Quand il était féticheur, persuadé que cela lui apporterait du « pouvoir », l’Ivoirien Moussa Diallo s’est régulièrement enduit d’un onguent à base de gland du clitoris d’une femme excisée réduit en poudre.
« J’ai mis ça sur mon corps et mon visage pendant trois ans » tous les trois mois environ, « j’avais trop envie d’être un grand chef », confie le quinquagénaire à l’AFP. C’était il y a une dizaine d’années, quand on le consultait comme sorcier et guérisseur autour de Touba dans le nord-ouest du pays. Ce cas n’est pas unique. Dans plusieurs régions de Côte d’Ivoire, « cet organe est utilisé pour faire des philtres d’amour, avoir de l’argent ou accéder à de hautes fonctions politiques », rapporte Labe Gneble, directeur de l’Organisation nationale pour l’enfant, la femme et la famille (Onef). Sur le marché clandestin, son prix peut dépasser le salaire minimum (75.000 francs CFA, 114 euros).
À Touba, « on entend que c’est très prisé pour des pratiques mystiques », confirme le lieutenant de police N’Guessan Yosso.
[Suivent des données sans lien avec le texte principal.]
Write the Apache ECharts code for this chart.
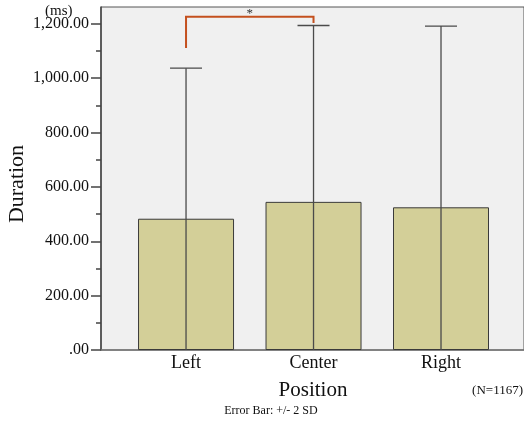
<!DOCTYPE html>
<html><head><meta charset="utf-8">
<script src="https://cdn.jsdelivr.net/npm/echarts@6/dist/echarts.min.js"></script>
<style>html,body{margin:0;padding:0;background:#fff}#c{width:524px;height:428px}</style>
</head><body><div id="c"></div>
<script>
var categories = ['Left', 'Center', 'Right'];
var means = [483, 545, 525];
var upperBars = [1037, 1194, 1192];
var yTicks = [0, 200, 400, 600, 800, 1000, 1200];
var bracket = [0, 1, 1111, 1226, 1203]; // fromIdx, toIdx, leftEndY, topY, rightEndY

var F = 'Liberation Serif, Times New Roman, serif';
var chart = echarts.init(document.getElementById('c'), null, {renderer: 'canvas'});
var barData = means.map(function (m, i) { return [i, m]; });
var errData = means.map(function (m, i) {
  var lo = Math.max(0, m - (upperBars[i] - m));
  return [i, lo, upperBars[i]];
});
chart.setOption({
  animation: false,
  grid: {left: 101, right: -1, top: 7, bottom: 78, show: true, backgroundColor: '#f0f0f0', borderColor: '#555', borderWidth: 1},
  xAxis: {
    type: 'value', min: -0.667, max: 2.651,
    splitLine: {show: false},
    axisTick: {show: false},
    axisLine: {show: true, onZero: false, lineStyle: {color: '#777', width: 1.5}},
    axisLabel: {customValues: [0, 1, 2], formatter: function (v) { return categories[Math.round(v)]; },
      fontFamily: F, fontSize: 18, color: '#111', margin: 4}
  },
  yAxis: {
    type: 'value', min: 0, max: 1262, interval: 200,
    splitLine: {show: false},
    axisLine: {show: true, onZero: false, lineStyle: {color: '#444', width: 1.5}},
    axisTick: {show: true, length: 10, customValues: yTicks, lineStyle: {color: '#444', width: 1.5}},
    minorTick: {show: true, splitNumber: 2, length: 5, lineStyle: {color: '#444', width: 1.5}},
    axisLabel: {fontFamily: F, fontSize: 16, color: '#111', margin: 12, padding: [3, 0, 0, 0],
      customValues: yTicks,
      formatter: function (v) { return v === 0 ? '.00' : v.toLocaleString('en-US', {minimumFractionDigits: 2, maximumFractionDigits: 2}); }}
  },
  series: [
    {type: 'bar', data: barData, barWidth: 96,
     itemStyle: {color: '#d3cf98', borderColor: '#3a3a3a', borderWidth: 1}},
    {type: 'custom', data: errData, z: 5,
     renderItem: function (params, api) {
       var x = api.value(0);
       var p0 = api.coord([x, api.value(1)]);
       var p1 = api.coord([x, api.value(2)]);
       var st = {stroke: '#4a4a4a', lineWidth: 1.3};
       return {type: 'group', children: [
         {type: 'line', shape: {x1: p0[0], y1: p0[1], x2: p1[0], y2: p1[1]}, style: st},
         {type: 'line', shape: {x1: p1[0] - 16, y1: p1[1], x2: p1[0] + 16, y2: p1[1]}, style: st}
       ]};
     }},
    {type: 'custom', data: [bracket], z: 6,
     renderItem: function (params, api) {
       var a = api.coord([api.value(0), api.value(2)]);
       var b = api.coord([api.value(0), api.value(3)]);
       var c = api.coord([api.value(1), api.value(3)]);
       var d = api.coord([api.value(1), api.value(4)]);
       return {type: 'group', children: [
         {type: 'polyline', shape: {points: [a, b, c, d]}, style: {stroke: '#c4501e', lineWidth: 2, fill: null}},
         {type: 'text', x: (b[0] + c[0]) / 2, y: b[1] + 3, style: {text: '*', fontFamily: F, fontSize: 13, fill: '#333', align: 'center', verticalAlign: 'bottom'}}
       ]};
     }}
  ],
  graphic: [
    {type: 'text', left: 45, top: 4, style: {text: '(ms)', fontFamily: F, fontSize: 15, fill: '#111'}},
    {type: 'text', x: 17, y: 184, rotation: Math.PI / 2, style: {text: 'Duration', fontFamily: F, fontSize: 22, fill: '#111', align: 'center', verticalAlign: 'middle'}},
    {type: 'text', x: 313, y: 390, style: {text: 'Position', fontFamily: F, fontSize: 21, fill: '#111', align: 'center', verticalAlign: 'middle'}},
    {type: 'text', x: 523, y: 391, style: {text: '(N=1167)', fontFamily: F, fontSize: 13, fill: '#111', align: 'right', verticalAlign: 'middle'}},
    {type: 'text', x: 271, y: 411, style: {text: 'Error Bar: +/- 2 SD', fontFamily: F, fontSize: 12, fill: '#111', align: 'center', verticalAlign: 'middle'}}
  ]
});
</script></body></html>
Au terme d’entretiens menés auprès d’anciens féticheurs et exciseuses, chercheurs, ONG et travailleurs sociaux, l’AFP a pu établir l’existence d’un trafic de glands de clitoris de femmes excisées, transformés en poudre et vendus pour les pouvoirs qu’on leur prête.
« Pilé avec des cailloux »
Autour de Touba, à l’époque où il était féticheur, figure parfois considérée comme un médecin traditionnel, M. Diallo, était souvent sollicité par des exciseuses souhaitant être protégées des mauvais sorts. Cette mutilation génitale, le plus souvent pratiquée entre l’enfance et l’adolescence, peut être considérée par les familles comme un rite de passage à l’âge adulte ou un moyen de réprimer la sexualité d’une fille, explique l’Unicef.
Perpétuée depuis des siècles par différentes religions en Afrique de l’Ouest, elle constitue une violation des droits fondamentaux selon l’Unicef. En plus de la douleur physique et psychologique, ses conséquences sont graves, voire mortelles : stérilité, complications en couches, infections, saignements…
En pleine forêt ou dans une maison, M. Diallo accompagnait donc les exciseuses dans un lieu sacralisé pour l’occasion d’une ou plusieurs dizaines d’excisions. Proche de ces femmes, il pouvait ainsi se procurer la fameuse poudre. « Quand elles coupent le clitoris », les exciseuses « le font d’abord sécher pendant un mois ou deux » puis elles le « pilent avec des cailloux », décrit-il. Le résultat est une « poudre noire » qu’elles mélangent parfois à « des feuilles, des racines, des écorces » ou « du beurre de karité ».